Si David Fincher, Martin Scorsese, Damien Chazelle, David Lynch et autres cinéastes dans l’ère du temps ont compris que la série est un format qui plaît au public, Agnieszka Holland a été l’une des premières à saisir l’enjeu de ce type de narration, plus moderne et progressiste, à son image :
“Personnellement, j’étais avant-gardiste en comprenant que c’était un domaine fascinant. À l’époque, les cinéastes snobaient les séries. Ils s’y sont intéressés d’abord en Amérique, comme Quentin Tarantino avec un épisode d’Urgences, l’une des premières séries intéressantes. Maintenant, elles sont banalisées et on estime que c’est normal de travailler sur des séries. La série est devenue victime de son succès.”
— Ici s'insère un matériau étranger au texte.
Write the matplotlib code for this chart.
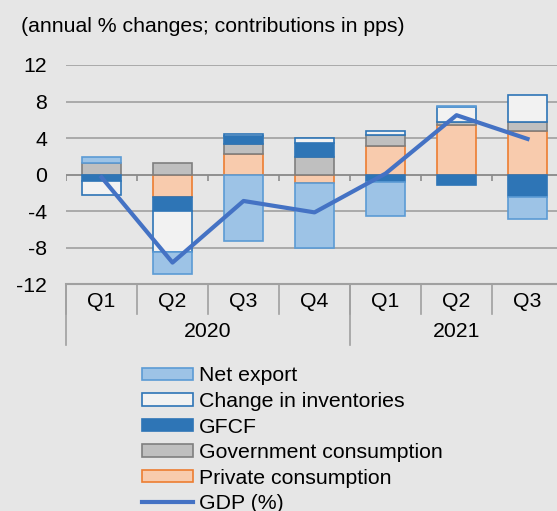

Aux côtés du showrunner David Simon – qu’on ne présente plus –, elle fait ses armes sur le petit écran de The Wire à Treme jusqu’à House of Cards. En participant aux séries cultes qui scrutent l’Amérique contemporaine, elle voyage entre satisfaction créative et exercices stylistiques. Si la pandémie l’a obligée à abandonner une série pour la plateforme d’Apple, Agnieszka Holland continue ses projets en espérant voir plus de femmes briller dans l’industrie :
“Quand j’ai commencé à travailler dans l’industrie, il n’y avait pas de beaucoup de femmes réalisatrices issues de ma génération, peut-être 7 ou 9 % maximum. Avec #MeToo, le public comme l’industrie ont pris conscience que la moitié de l’humanité était exprimée à travers seulement 7 % de la narration audiovisuelle. J’attends le changement. Les femmes attendent que l’on représente leur point de vue.”
En recevant le prix Femme de cinéma du festival des Arcs, qui se tient du 12 au 26 décembre, la réalisatrice devient l’emblème du cinéma indépendant européen et un exemple pour toutes les cinéastes.